In response to your inquiry regarding euthanasia training sponsored by the Utah Animal Control Officers Association held on June 9, 2021.
When the decision is made that euthanasia is the only option, it is critical to ensure it is performed as humanely as possible. Direct injection of sodium pentobarbital (referred to as euthanasia by injection, or EBI) is the most humane method available because it causes rapid loss of consciousness and an immediate inability to feel pain.
Animal advocacy groups, including the Humane Society of the United States, have moved to eliminate other methods of euthanasia in favor of EBI. Proposed legislation includes provisions requiring biennial training and certification for animal control officers, shelter technicians, and all persons who conduct or assist with euthanasia.

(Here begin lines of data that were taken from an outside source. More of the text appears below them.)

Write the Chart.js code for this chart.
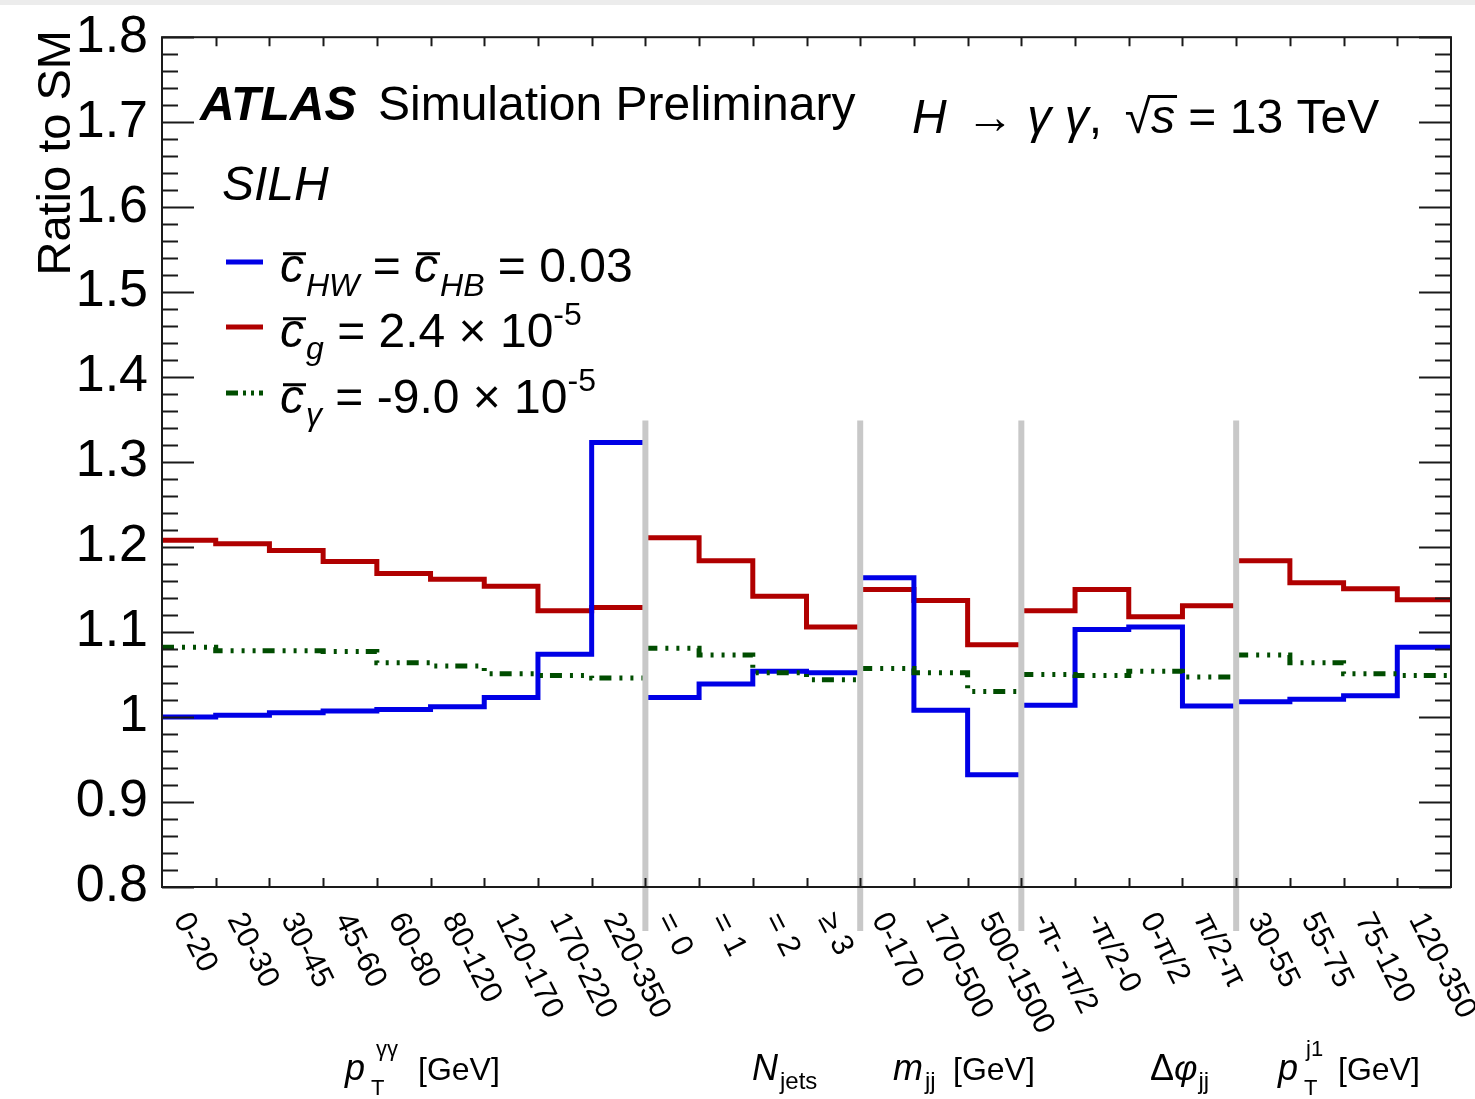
<!DOCTYPE html>
<html>
<head>
<meta charset="utf-8">
<title>SILH ratio to SM</title>
<script src="https://cdn.jsdelivr.net/npm/chart.js@4.4.1/dist/chart.umd.min.js"></script>
<style>
  html, body { margin: 0; padding: 0; background: #fff; }
  #wrap { position: relative; width: 1475px; height: 1099px; }
</style>
</head>
<body>
<div id="wrap"><canvas id="ratioChart"></canvas></div>
<script>
// bins of the five distributions, in plotting order
const binLabels = [
    '0-20', '20-30', '30-45', '45-60', '60-80', '80-120', '120-170', '170-220', '220-350',
    '= 0', '= 1', '= 2', '\u2265 3',
    '0-170', '170-500', '500-1500',
    '-\u03c0- -\u03c0/2', '-\u03c0/2-0', '0-\u03c0/2', '\u03c0/2-\u03c0',
    '30-55', '55-75', '75-120', '120-350'
];
// index of the first bin of each new distribution
const groupStarts = [9, 13, 16, 20];

const cHW = [1.000, 1.002, 1.005, 1.007, 1.009, 1.012, 1.023, 1.074, 1.323,
             1.023, 1.039, 1.054, 1.052,
             1.164, 1.008, 0.932,
             1.014, 1.103, 1.106, 1.013,
             1.018, 1.021, 1.025, 1.082];
const cG = [1.208, 1.204, 1.196, 1.183, 1.169, 1.162, 1.154, 1.125, 1.129,
            1.211, 1.184, 1.142, 1.106,
            1.150, 1.137, 1.085,
            1.125, 1.150, 1.118, 1.131,
            1.184, 1.158, 1.151, 1.138];
const cGamma = [1.082, 1.078, 1.078, 1.077, 1.064, 1.060, 1.051, 1.049, 1.046,
                1.081, 1.073, 1.052, 1.044,
                1.057, 1.052, 1.030,
                1.050, 1.049, 1.054, 1.047,
                1.073, 1.064, 1.051, 1.049];

const SANS = '"Liberation Sans", Arial, Helvetica, sans-serif';
const BLUE = '#0000e6';
const RED = '#b00000';
const GREEN = '#004d00';
const GREEN_DASH = [12, 8, 3, 8, 3, 8, 3, 7];

// turn bin contents into step-line points, broken between distributions
function histPoints(values) {
    const pts = [];
    values.forEach((v, i) => {
        if (i > 0 && groupStarts.includes(i)) pts.push({ x: i, y: null });
        pts.push({ x: i, y: v }, { x: i + 1, y: v });
    });
    return pts;
}

function txt(ctx, t, x, y, size, style) {
    ctx.font = `${style || ''} ${size}px ${SANS}`;
    ctx.fillText(t, x, y);
    return x + ctx.measureText(t).width;
}

// c with a bar on top
function cbar(ctx, x, y, size) {
    const end = txt(ctx, 'c', x, y, size, 'italic');
    ctx.fillRect(x + 3, y - size * 0.62, end - x - 1, 3);
    return end;
}

const atlasDecor = {
    id: 'atlasDecor',
    beforeDraw(chart) {
        const ctx = chart.ctx;
        ctx.save();
        ctx.fillStyle = '#fff';
        ctx.fillRect(0, 0, chart.width, chart.height);
        ctx.fillStyle = '#ececec';
        ctx.fillRect(0, 0, chart.width, 5);
        ctx.restore();
    },
    afterDatasetsDraw(chart) {
        const { ctx, chartArea: a, scales: { x, y } } = chart;
        ctx.save();

        // grey separators between distributions
        ctx.strokeStyle = '#c8c8c8';
        ctx.lineWidth = 6;
        groupStarts.forEach(g => {
            const px = x.getPixelForValue(g);
            ctx.beginPath();
            ctx.moveTo(px, y.getPixelForValue(1.349));
            ctx.lineTo(px, a.bottom + 44);
            ctx.stroke();
        });

        // frame and inward ticks
        ctx.strokeStyle = '#1a1a1a';
        ctx.lineWidth = 2;
        ctx.strokeRect(a.left, a.top, a.right - a.left, a.bottom - a.top);
        ctx.beginPath();
        for (let k = 0; k <= 50; k++) {
            const py = Math.round(y.getPixelForValue(0.8 + k * 0.02)) + 0.5;
            const len = k % 5 === 0 ? 32 : 16;
            ctx.moveTo(a.left, py); ctx.lineTo(a.left + len, py);
            ctx.moveTo(a.right, py); ctx.lineTo(a.right - len, py);
        }
        for (let i = 1; i < binLabels.length; i++) {
            const px = Math.round(x.getPixelForValue(i)) + 0.5;
            ctx.moveTo(px, a.bottom); ctx.lineTo(px, a.bottom - 9);
            ctx.moveTo(px, a.top); ctx.lineTo(px, a.top + 9);
        }
        ctx.stroke();

        ctx.fillStyle = '#000';
        ctx.textBaseline = 'middle';
        ctx.textAlign = 'left';
        // rotated bin labels
        ctx.font = `31px ${SANS}`;
        binLabels.forEach((t, i) => {
            ctx.save();
            ctx.translate(x.getPixelForValue(i + 0.5) - 8, a.bottom + 28);
            ctx.rotate(63 * Math.PI / 180);
            ctx.fillText(t, 0, 0);
            ctx.restore();
        });

        ctx.textBaseline = 'alphabetic';
        // distribution names under the axis
        const by = 1080;
        txt(ctx, 'p', 345, by, 36, 'italic');
        txt(ctx, 'T', 371, by + 15, 22);
        txt(ctx, '\u03b3\u03b3', 376, by - 24, 22);
        txt(ctx, '[GeV]', 418, by, 32);
        let nx = txt(ctx, 'N', 752, by, 36, 'italic');
        txt(ctx, 'jets', nx + 2, by + 9, 24);
        nx = txt(ctx, 'm', 893, by, 36, 'italic');
        txt(ctx, 'jj', nx + 2, by + 9, 24);
        txt(ctx, '[GeV]', 953, by, 32);
        nx = txt(ctx, '\u0394', 1150, by, 36);
        nx = txt(ctx, '\u03c6', nx, by, 36, 'italic');
        txt(ctx, 'jj', nx + 1, by + 9, 24);
        txt(ctx, 'p', 1278, by, 36, 'italic');
        txt(ctx, 'T', 1304, by + 15, 22);
        txt(ctx, 'j1', 1306, by - 24, 22);
        txt(ctx, '[GeV]', 1338, by, 32);

        // y axis title
        ctx.save();
        ctx.translate(70, 30);
        ctx.rotate(-Math.PI / 2);
        ctx.textAlign = 'right';
        txt(ctx, 'Ratio to SM', 0, 0, 47);
        ctx.restore();

        // labels inside the frame
        txt(ctx, 'ATLAS', 200, 120, 48, 'bold italic');
        txt(ctx, 'Simulation Preliminary', 378, 120, 48);
        txt(ctx, 'SILH', 222, 200, 48, 'italic');

        let hx = txt(ctx, 'H', 912, 133, 48, 'italic');
        hx = txt(ctx, ' \u2192 ', hx + 6, 133, 48);
        hx = txt(ctx, '\u03b3 \u03b3', hx, 133, 48, 'italic');
        hx = txt(ctx, ',  ', hx, 133, 48);
        hx = txt(ctx, '\u221a', hx - 4, 133, 48);
        const sx = hx;
        hx = txt(ctx, 's', hx, 133, 48, 'italic');
        ctx.fillRect(sx - 2, 95, hx - sx + 4, 3);
        txt(ctx, ' = 13 TeV', hx, 133, 48);

        // legend
        const rows = [
            { yy: 262, color: BLUE, dash: [] },
            { yy: 327, color: RED, dash: [] },
            { yy: 393, color: GREEN, dash: [12, 5, 3, 5, 3, 5] }
        ];
        rows.forEach(r => {
            ctx.strokeStyle = r.color;
            ctx.lineWidth = 5;
            ctx.setLineDash(r.dash);
            ctx.beginPath();
            ctx.moveTo(226, r.yy); ctx.lineTo(263, r.yy);
            ctx.stroke();
        });
        ctx.setLineDash([]);
        let lx = cbar(ctx, 280, 282, 48);
        lx = txt(ctx, 'HW', lx + 2, 296, 32, 'italic');
        lx = txt(ctx, ' = ', lx, 282, 48);
        lx = cbar(ctx, lx, 282, 48);
        lx = txt(ctx, 'HB', lx + 2, 296, 32, 'italic');
        txt(ctx, ' = 0.03', lx, 282, 48);

        lx = cbar(ctx, 280, 347, 48);
        lx = txt(ctx, 'g', lx + 2, 359, 32, 'italic');
        lx = txt(ctx, ' = 2.4 \u00d7 10', lx, 347, 48);
        txt(ctx, '-5', lx, 325, 32);

        lx = cbar(ctx, 280, 413, 48);
        lx = txt(ctx, '\u03b3', lx + 2, 425, 32, 'italic');
        lx = txt(ctx, ' = -9.0 \u00d7 10', lx, 413, 48);
        txt(ctx, '-5', lx, 391, 32);

        ctx.restore();
    }
};

const lineStyle = { pointRadius: 0, borderJoinStyle: 'miter', borderCapStyle: 'butt', fill: false, tension: 0 };

new Chart(document.getElementById('ratioChart'), {
    type: 'line',
    data: {
        datasets: [
            { label: 'cgamma', data: histPoints(cGamma), borderColor: GREEN, borderWidth: 5, borderDash: GREEN_DASH, ...lineStyle },
            { label: 'cHW', data: histPoints(cHW), borderColor: BLUE, borderWidth: 5, ...lineStyle },
            { label: 'cg', data: histPoints(cG), borderColor: RED, borderWidth: 5, ...lineStyle }
        ]
    },
    options: {
        responsive: true,
        maintainAspectRatio: false,
        animation: false,
        layout: { padding: { left: 0, right: 24, top: 32, bottom: 212 } },
        plugins: { legend: { display: false }, tooltip: { enabled: false } },
        scales: {
            x: { type: 'linear', min: 0, max: binLabels.length, display: false },
            y: {
                type: 'linear', min: 0.8, max: 1.8,
                afterFit: s => { s.width = 162; },
                grid: { display: false },
                border: { display: false },
                ticks: {
                    stepSize: 0.1,
                    padding: 6,
                    color: '#000',
                    font: { family: SANS, size: 52 },
                    callback: v => String(+v.toFixed(1))
                }
            }
        }
    },
    plugins: [atlasDecor]
});
</script>
</body>
</html>
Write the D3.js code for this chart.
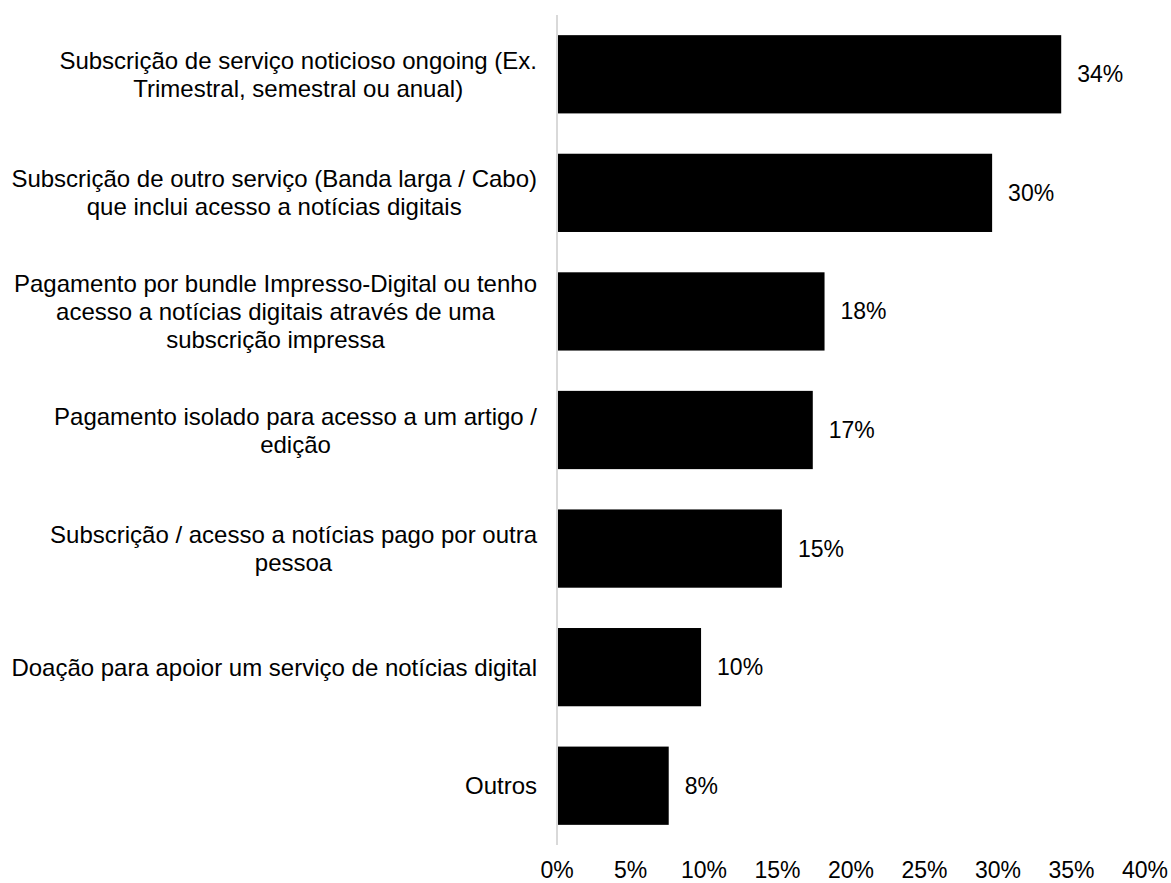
<!DOCTYPE html>
<html>
<head>
<meta charset="utf-8">
<script src="https://cdn.jsdelivr.net/npm/d3@7"></script>
<style>
  body { margin: 0; background: #fff; }
  text { font-family: Arial, "Liberation Sans", sans-serif; fill: #000; }
</style>
</head>
<body>
<div id="chart"></div>
<script>
const categories = [
  ["Subscrição de serviço noticioso ongoing (Ex.", "Trimestral, semestral ou anual)"],
  ["Subscrição de outro serviço (Banda larga / Cabo)", "que inclui acesso a notícias digitais"],
  ["Pagamento por bundle Impresso-Digital ou tenho", "acesso a notícias digitais através de uma", "subscrição impressa"],
  ["Pagamento isolado para acesso a um artigo /", "edição"],
  ["Subscrição / acesso a notícias pago por outra", "pessoa"],
  ["Doação para apoior um serviço de notícias digital"],
  ["Outros"]
]
const values = [34.3, 29.6, 18.2, 17.4, 15.3, 9.8, 7.6]
const labels = ["34%", "30%", "18%", "17%", "15%", "10%", "8%"]
const ticks = [0, 5, 10, 15, 20, 25, 30, 35, 40]

const width = 1171, height = 883
const xLeft = 557, xRight = 1145, yTop = 15, yBottom = 845

const svg = d3.select("#chart").append("svg").attr("width", width).attr("height", height)

const x = d3.scaleLinear().domain([0, 40]).range([xLeft, xRight])
const y = d3.scaleBand().domain(d3.range(categories.length)).range([yTop, yBottom]).paddingInner(0.34).paddingOuter(0.17)

// bars
svg.append("g").selectAll("rect").data(values).join("rect")
  .attr("x", x(0)).attr("y", (d, i) => y(i))
  .attr("width", d => x(d) - x(0)).attr("height", y.bandwidth())
  .attr("fill", "#000")

// vertical axis line
svg.append("line").attr("x1", x(0)).attr("x2", x(0)).attr("y1", yTop).attr("y2", yBottom)
  .attr("stroke", "#d9d9d9").attr("stroke-width", 2)

// value labels
svg.append("g").selectAll("text").data(values).join("text")
  .attr("x", d => x(d) + 16).attr("y", (d, i) => y(i) + y.bandwidth() / 2)
  .attr("dominant-baseline", "central")
  .style("font-size", "23px")
  .text((d, i) => labels[i])

// x tick labels
svg.append("g").selectAll("text").data(ticks).join("text")
  .attr("x", d => x(d)).attr("y", 878)
  .attr("text-anchor", "middle")
  .style("font-size", "23px")
  .text(d => d + "%")

// category labels, lines centered on each other, block right-aligned
const lineH = 28, rightEdge = 537
categories.forEach((lines, i) => {
  const cy = y(i) + y.bandwidth() / 2
  const g = svg.append("g")
  const texts = lines.map((s, j) => g.append("text")
    .attr("y", cy + (j - (lines.length - 1) / 2) * lineH)
    .attr("dominant-baseline", "central")
    .attr("text-anchor", "middle")
    .style("font-size", "24px")
    .text(s))
  const maxW = d3.max(texts, t => t.node().getComputedTextLength())
  texts.forEach(t => t.attr("x", rightEdge - maxW / 2))
})
</script>
</body>
</html>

As an example, refer to Utah S.B. 237:
11-46-402. Animal shelter euthanasia training — Documentation.
(1) If an animal shelter euthanizes animals, the animal shelter shall:
(a) adopt a policy for euthanasia that mandates procedures that comply with the applicable provisions of this part;
(b) adopt a euthanasia training program; and
(c) require each person who conducts or assists with euthanasia to attend the training program biennially.
(2) A policy and training program described in Subsection (1) shall be reviewed and approved by a veterinarian who is licensed in accordance with Title 58, Chapter 28, Veterinary Practice Act.
(3) The animal shelter shall maintain a record of training dates and who attended.
To meet these provisions and additional requirements established by the Utah Department of Public Licensing, euthanasia training and certification must take place and our animal control officers must participate biennially.
As a city I believe we have a duty to provide the highest quality and standards of training for our staff. This is to include “hands-on” instruction by an approved and licensed veterinarian.
Just as medical students’ study and train with human cadavers, “hands-on” euthanasia training includes animal participation. Participating animals in such trainings are carefully evaluated shelter staff, an independent veterinarian, and even rescue organizations who would have declined to intervene and provide other options. The animals are not adoptable and otherwise fit specific criteria requiring humane euthanasia in accordance with AVMA guidelines.
This was the case with the animals described in your email. After being evaluated and deemed unadoptable by the Humane Society and additional rescue organizations, they were transferred to UACOA where they were also evaluated by an independent veterinarian. They were deemed suitable for euthanasia by that licensed professional for this essential and required training.
I recognize that euthanasia is a sensitive subject for many people. But I know it to be an essential service to provide a community that expects our animal control to prevent unnecessary suffering and what would otherwise be cruel and inhumane situations or conditions.
I join in the statement of the HSUS that:
“The humane euthanasia of an animal requires five basic elements:
3.Technical skills developed through training and experience.
4.Appropriate application of the most state-of-the-art drugs, equipment, and techniques available.
5.Wisdom to know when euthanasia should, and should not, be performed.”
I believe the Utah Animal Control Officers Association is committed to provide training opportunities that bring these five attributes into focus so that those entrusted with the care of sheltered animals have the knowledge, skill, equipment, and insight to serve their needs, even if this means ending their suffering through euthanasia.
No one in the animal care profession wants to perform euthanasia, but the people who take on this emotional and unwelcome task owe it to the animals to do it well. We owe it to the residents of our city to provide compassionate, skilled, and knowledgeable staff capable of providing humane end of life services when required.
Criticism of these animal care professionals, instructing veterinarians, and participating shelters or organizations are counterproductive to our shared goals of limiting the need for euthanasia and providing the best in humane outcomes for animals in our community.
I hope this provides some context and understanding for the essential training held in recently in our community.